▶ Raw data
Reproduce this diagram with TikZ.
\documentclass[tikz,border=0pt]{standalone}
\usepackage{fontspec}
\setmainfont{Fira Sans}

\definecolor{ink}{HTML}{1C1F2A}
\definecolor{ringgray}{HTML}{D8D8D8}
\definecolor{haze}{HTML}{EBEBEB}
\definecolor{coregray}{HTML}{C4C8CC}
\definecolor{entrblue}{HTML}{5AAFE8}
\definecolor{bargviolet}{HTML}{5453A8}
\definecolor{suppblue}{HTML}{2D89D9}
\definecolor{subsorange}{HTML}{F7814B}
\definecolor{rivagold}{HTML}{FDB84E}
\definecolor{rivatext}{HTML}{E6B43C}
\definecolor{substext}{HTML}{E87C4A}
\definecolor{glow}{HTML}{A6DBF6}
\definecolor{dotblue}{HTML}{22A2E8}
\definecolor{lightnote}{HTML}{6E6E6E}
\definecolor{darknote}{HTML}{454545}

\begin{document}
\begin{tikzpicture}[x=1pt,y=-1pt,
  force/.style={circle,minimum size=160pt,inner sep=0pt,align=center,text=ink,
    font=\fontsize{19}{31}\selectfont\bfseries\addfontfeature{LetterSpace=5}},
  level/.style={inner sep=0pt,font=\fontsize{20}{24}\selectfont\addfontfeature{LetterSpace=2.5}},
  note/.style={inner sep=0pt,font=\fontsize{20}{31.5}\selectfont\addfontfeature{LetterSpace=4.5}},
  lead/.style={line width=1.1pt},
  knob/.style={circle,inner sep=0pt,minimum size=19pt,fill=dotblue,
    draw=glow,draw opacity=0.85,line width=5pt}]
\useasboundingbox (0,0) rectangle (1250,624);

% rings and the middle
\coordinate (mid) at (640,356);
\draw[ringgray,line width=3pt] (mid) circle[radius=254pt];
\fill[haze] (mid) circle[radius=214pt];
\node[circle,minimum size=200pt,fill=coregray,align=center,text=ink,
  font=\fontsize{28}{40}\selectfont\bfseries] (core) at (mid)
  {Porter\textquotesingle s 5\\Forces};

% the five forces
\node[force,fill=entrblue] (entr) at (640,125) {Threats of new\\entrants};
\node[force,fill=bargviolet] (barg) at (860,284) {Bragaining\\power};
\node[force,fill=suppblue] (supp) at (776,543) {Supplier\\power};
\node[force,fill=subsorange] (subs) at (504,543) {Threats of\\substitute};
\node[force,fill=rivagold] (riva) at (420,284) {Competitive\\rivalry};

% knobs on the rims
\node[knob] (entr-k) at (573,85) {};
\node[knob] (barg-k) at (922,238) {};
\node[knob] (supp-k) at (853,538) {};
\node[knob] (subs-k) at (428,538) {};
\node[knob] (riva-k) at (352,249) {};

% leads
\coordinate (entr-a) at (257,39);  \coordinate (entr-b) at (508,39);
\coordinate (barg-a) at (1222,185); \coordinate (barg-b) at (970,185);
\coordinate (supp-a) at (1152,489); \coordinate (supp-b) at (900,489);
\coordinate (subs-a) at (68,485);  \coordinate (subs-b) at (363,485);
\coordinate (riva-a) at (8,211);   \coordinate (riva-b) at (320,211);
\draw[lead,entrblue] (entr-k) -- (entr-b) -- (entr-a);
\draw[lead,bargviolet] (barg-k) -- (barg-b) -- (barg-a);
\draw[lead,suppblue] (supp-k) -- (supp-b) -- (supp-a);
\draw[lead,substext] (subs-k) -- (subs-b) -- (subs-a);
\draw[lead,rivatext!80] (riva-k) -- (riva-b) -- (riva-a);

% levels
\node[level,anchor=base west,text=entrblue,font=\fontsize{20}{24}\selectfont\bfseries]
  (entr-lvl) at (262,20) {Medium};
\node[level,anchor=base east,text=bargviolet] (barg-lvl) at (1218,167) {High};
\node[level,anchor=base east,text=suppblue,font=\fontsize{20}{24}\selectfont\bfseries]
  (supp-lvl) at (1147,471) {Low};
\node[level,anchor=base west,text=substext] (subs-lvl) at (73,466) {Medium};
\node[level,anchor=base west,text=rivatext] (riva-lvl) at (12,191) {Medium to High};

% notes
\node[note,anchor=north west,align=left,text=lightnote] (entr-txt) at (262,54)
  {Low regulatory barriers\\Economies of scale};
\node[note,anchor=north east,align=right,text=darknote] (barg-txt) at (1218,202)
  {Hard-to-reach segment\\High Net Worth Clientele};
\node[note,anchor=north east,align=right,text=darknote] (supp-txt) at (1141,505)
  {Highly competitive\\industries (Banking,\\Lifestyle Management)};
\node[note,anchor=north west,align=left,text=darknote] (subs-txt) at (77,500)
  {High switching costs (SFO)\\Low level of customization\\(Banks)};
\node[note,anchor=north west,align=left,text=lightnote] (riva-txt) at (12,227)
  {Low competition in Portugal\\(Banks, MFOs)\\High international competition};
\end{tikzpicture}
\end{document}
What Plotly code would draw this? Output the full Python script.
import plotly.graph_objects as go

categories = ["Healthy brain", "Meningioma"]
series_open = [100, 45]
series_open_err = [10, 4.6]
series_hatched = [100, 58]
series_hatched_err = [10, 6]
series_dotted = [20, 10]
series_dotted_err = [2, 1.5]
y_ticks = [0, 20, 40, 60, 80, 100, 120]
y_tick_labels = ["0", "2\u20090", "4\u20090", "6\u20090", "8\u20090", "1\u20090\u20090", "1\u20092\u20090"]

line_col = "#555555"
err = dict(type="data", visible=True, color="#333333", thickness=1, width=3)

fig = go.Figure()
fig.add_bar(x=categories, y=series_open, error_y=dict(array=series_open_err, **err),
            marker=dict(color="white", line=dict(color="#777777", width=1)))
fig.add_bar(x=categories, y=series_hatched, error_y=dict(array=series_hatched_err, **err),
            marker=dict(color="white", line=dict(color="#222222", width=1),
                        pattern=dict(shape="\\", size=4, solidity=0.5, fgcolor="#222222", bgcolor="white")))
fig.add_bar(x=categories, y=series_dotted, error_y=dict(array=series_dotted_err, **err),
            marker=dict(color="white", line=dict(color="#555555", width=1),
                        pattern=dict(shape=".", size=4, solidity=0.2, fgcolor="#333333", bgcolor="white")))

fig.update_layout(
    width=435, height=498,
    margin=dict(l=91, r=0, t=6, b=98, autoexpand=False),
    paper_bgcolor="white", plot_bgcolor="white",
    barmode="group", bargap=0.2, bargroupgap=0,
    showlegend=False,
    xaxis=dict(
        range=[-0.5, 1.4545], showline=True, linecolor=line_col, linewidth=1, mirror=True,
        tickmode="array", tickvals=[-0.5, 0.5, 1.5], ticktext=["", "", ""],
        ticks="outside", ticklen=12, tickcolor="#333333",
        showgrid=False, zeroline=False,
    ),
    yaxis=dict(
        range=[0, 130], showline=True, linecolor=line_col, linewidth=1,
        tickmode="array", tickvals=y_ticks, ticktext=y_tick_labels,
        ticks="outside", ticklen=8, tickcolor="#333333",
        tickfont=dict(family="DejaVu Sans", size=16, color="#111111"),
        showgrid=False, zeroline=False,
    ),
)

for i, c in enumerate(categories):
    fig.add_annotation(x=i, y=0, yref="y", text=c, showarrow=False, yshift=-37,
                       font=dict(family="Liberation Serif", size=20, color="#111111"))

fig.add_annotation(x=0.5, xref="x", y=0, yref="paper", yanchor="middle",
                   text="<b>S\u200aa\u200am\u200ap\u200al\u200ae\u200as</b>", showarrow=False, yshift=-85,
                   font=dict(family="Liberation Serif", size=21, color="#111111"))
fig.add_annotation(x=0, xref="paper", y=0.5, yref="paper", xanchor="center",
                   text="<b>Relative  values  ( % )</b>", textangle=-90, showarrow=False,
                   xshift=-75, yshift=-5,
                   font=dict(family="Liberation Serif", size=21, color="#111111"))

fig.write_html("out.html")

▶ Task details
Output each entry precisely as given.

▶ Response to the exercise
Reproduce this diagram with TikZ.
\documentclass[tikz,border=0pt]{standalone}
\usepackage{fontspec}
\setmainfont{Fira Sans}

\definecolor{ink}{HTML}{1C1F2A}
\definecolor{ringgray}{HTML}{D8D8D8}
\definecolor{haze}{HTML}{EBEBEB}
\definecolor{coregray}{HTML}{C4C8CC}
\definecolor{entrblue}{HTML}{5AAFE8}
\definecolor{bargviolet}{HTML}{5453A8}
\definecolor{suppblue}{HTML}{2D89D9}
\definecolor{subsorange}{HTML}{F7814B}
\definecolor{rivagold}{HTML}{FDB84E}
\definecolor{rivatext}{HTML}{E6B43C}
\definecolor{substext}{HTML}{E87C4A}
\definecolor{glow}{HTML}{A6DBF6}
\definecolor{dotblue}{HTML}{22A2E8}
\definecolor{lightnote}{HTML}{6E6E6E}
\definecolor{darknote}{HTML}{454545}

\begin{document}
\begin{tikzpicture}[x=1pt,y=-1pt,
  force/.style={circle,minimum size=160pt,inner sep=0pt,align=center,text=ink,
    font=\fontsize{19}{31}\selectfont\bfseries\addfontfeature{LetterSpace=5}},
  level/.style={inner sep=0pt,font=\fontsize{20}{24}\selectfont\addfontfeature{LetterSpace=2.5}},
  note/.style={inner sep=0pt,font=\fontsize{20}{31.5}\selectfont\addfontfeature{LetterSpace=4.5}},
  lead/.style={line width=1.1pt},
  knob/.style={circle,inner sep=0pt,minimum size=19pt,fill=dotblue,
    draw=glow,draw opacity=0.85,line width=5pt}]
\useasboundingbox (0,0) rectangle (1250,624);

% rings and the middle
\coordinate (mid) at (640,356);
\draw[ringgray,line width=3pt] (mid) circle[radius=254pt];
\fill[haze] (mid) circle[radius=214pt];
\node[circle,minimum size=200pt,fill=coregray,align=center,text=ink,
  font=\fontsize{28}{40}\selectfont\bfseries] (core) at (mid)
  {Porter\textquotesingle s 5\\Forces};

% the five forces
\node[force,fill=entrblue] (entr) at (640,125) {Threats of new\\entrants};
\node[force,fill=bargviolet] (barg) at (860,284) {Bragaining\\power};
\node[force,fill=suppblue] (supp) at (776,543) {Supplier\\power};
\node[force,fill=subsorange] (subs) at (504,543) {Threats of\\substitute};
\node[force,fill=rivagold] (riva) at (420,284) {Competitive\\rivalry};

% knobs on the rims
\node[knob] (entr-k) at (573,85) {};
\node[knob] (barg-k) at (922,238) {};
\node[knob] (supp-k) at (853,538) {};
\node[knob] (subs-k) at (428,538) {};
\node[knob] (riva-k) at (352,249) {};

% leads
\coordinate (entr-a) at (257,39);  \coordinate (entr-b) at (508,39);
\coordinate (barg-a) at (1222,185); \coordinate (barg-b) at (970,185);
\coordinate (supp-a) at (1152,489); \coordinate (supp-b) at (900,489);
\coordinate (subs-a) at (68,485);  \coordinate (subs-b) at (363,485);
\coordinate (riva-a) at (8,211);   \coordinate (riva-b) at (320,211);
\draw[lead,entrblue] (entr-k) -- (entr-b) -- (entr-a);
\draw[lead,bargviolet] (barg-k) -- (barg-b) -- (barg-a);
\draw[lead,suppblue] (supp-k) -- (supp-b) -- (supp-a);
\draw[lead,substext] (subs-k) -- (subs-b) -- (subs-a);
\draw[lead,rivatext!80] (riva-k) -- (riva-b) -- (riva-a);

% levels
\node[level,anchor=base west,text=entrblue,font=\fontsize{20}{24}\selectfont\bfseries]
  (entr-lvl) at (262,20) {Medium};
\node[level,anchor=base east,text=bargviolet] (barg-lvl) at (1218,167) {High};
\node[level,anchor=base east,text=suppblue,font=\fontsize{20}{24}\selectfont\bfseries]
  (supp-lvl) at (1147,471) {Low};
\node[level,anchor=base west,text=substext] (subs-lvl) at (73,466) {Medium};
\node[level,anchor=base west,text=rivatext] (riva-lvl) at (12,191) {Medium to High};

% notes
\node[note,anchor=north west,align=left,text=lightnote] (entr-txt) at (262,54)
  {Low regulatory barriers\\Economies of scale};
\node[note,anchor=north east,align=right,text=darknote] (barg-txt) at (1218,202)
  {Hard-to-reach segment\\High Net Worth Clientele};
\node[note,anchor=north east,align=right,text=darknote] (supp-txt) at (1141,505)
  {Highly competitive\\industries (Banking,\\Lifestyle Management)};
\node[note,anchor=north west,align=left,text=darknote] (subs-txt) at (77,500)
  {High switching costs (SFO)\\Low level of customization\\(Banks)};
\node[note,anchor=north west,align=left,text=lightnote] (riva-txt) at (12,227)
  {Low competition in Portugal\\(Banks, MFOs)\\High international competition};
\end{tikzpicture}
\end{document}
What Plotly code would draw this? Output the full Python script.
import plotly.graph_objects as go

categories = ["Healthy brain", "Meningioma"]
series_open = [100, 45]
series_open_err = [10, 4.6]
series_hatched = [100, 58]
series_hatched_err = [10, 6]
series_dotted = [20, 10]
series_dotted_err = [2, 1.5]
y_ticks = [0, 20, 40, 60, 80, 100, 120]
y_tick_labels = ["0", "2\u20090", "4\u20090", "6\u20090", "8\u20090", "1\u20090\u20090", "1\u20092\u20090"]

line_col = "#555555"
err = dict(type="data", visible=True, color="#333333", thickness=1, width=3)

fig = go.Figure()
fig.add_bar(x=categories, y=series_open, error_y=dict(array=series_open_err, **err),
            marker=dict(color="white", line=dict(color="#777777", width=1)))
fig.add_bar(x=categories, y=series_hatched, error_y=dict(array=series_hatched_err, **err),
            marker=dict(color="white", line=dict(color="#222222", width=1),
                        pattern=dict(shape="\\", size=4, solidity=0.5, fgcolor="#222222", bgcolor="white")))
fig.add_bar(x=categories, y=series_dotted, error_y=dict(array=series_dotted_err, **err),
            marker=dict(color="white", line=dict(color="#555555", width=1),
                        pattern=dict(shape=".", size=4, solidity=0.2, fgcolor="#333333", bgcolor="white")))

fig.update_layout(
    width=435, height=498,
    margin=dict(l=91, r=0, t=6, b=98, autoexpand=False),
    paper_bgcolor="white", plot_bgcolor="white",
    barmode="group", bargap=0.2, bargroupgap=0,
    showlegend=False,
    xaxis=dict(
        range=[-0.5, 1.4545], showline=True, linecolor=line_col, linewidth=1, mirror=True,
        tickmode="array", tickvals=[-0.5, 0.5, 1.5], ticktext=["", "", ""],
        ticks="outside", ticklen=12, tickcolor="#333333",
        showgrid=False, zeroline=False,
    ),
    yaxis=dict(
        range=[0, 130], showline=True, linecolor=line_col, linewidth=1,
        tickmode="array", tickvals=y_ticks, ticktext=y_tick_labels,
        ticks="outside", ticklen=8, tickcolor="#333333",
        tickfont=dict(family="DejaVu Sans", size=16, color="#111111"),
        showgrid=False, zeroline=False,
    ),
)

for i, c in enumerate(categories):
    fig.add_annotation(x=i, y=0, yref="y", text=c, showarrow=False, yshift=-37,
                       font=dict(family="Liberation Serif", size=20, color="#111111"))

fig.add_annotation(x=0.5, xref="x", y=0, yref="paper", yanchor="middle",
                   text="<b>S\u200aa\u200am\u200ap\u200al\u200ae\u200as</b>", showarrow=False, yshift=-85,
                   font=dict(family="Liberation Serif", size=21, color="#111111"))
fig.add_annotation(x=0, xref="paper", y=0.5, yref="paper", xanchor="center",
                   text="<b>Relative  values  ( % )</b>", textangle=-90, showarrow=False,
                   xshift=-75, yshift=-5,
                   font=dict(family="Liberation Serif", size=21, color="#111111"))

fig.write_html("out.html")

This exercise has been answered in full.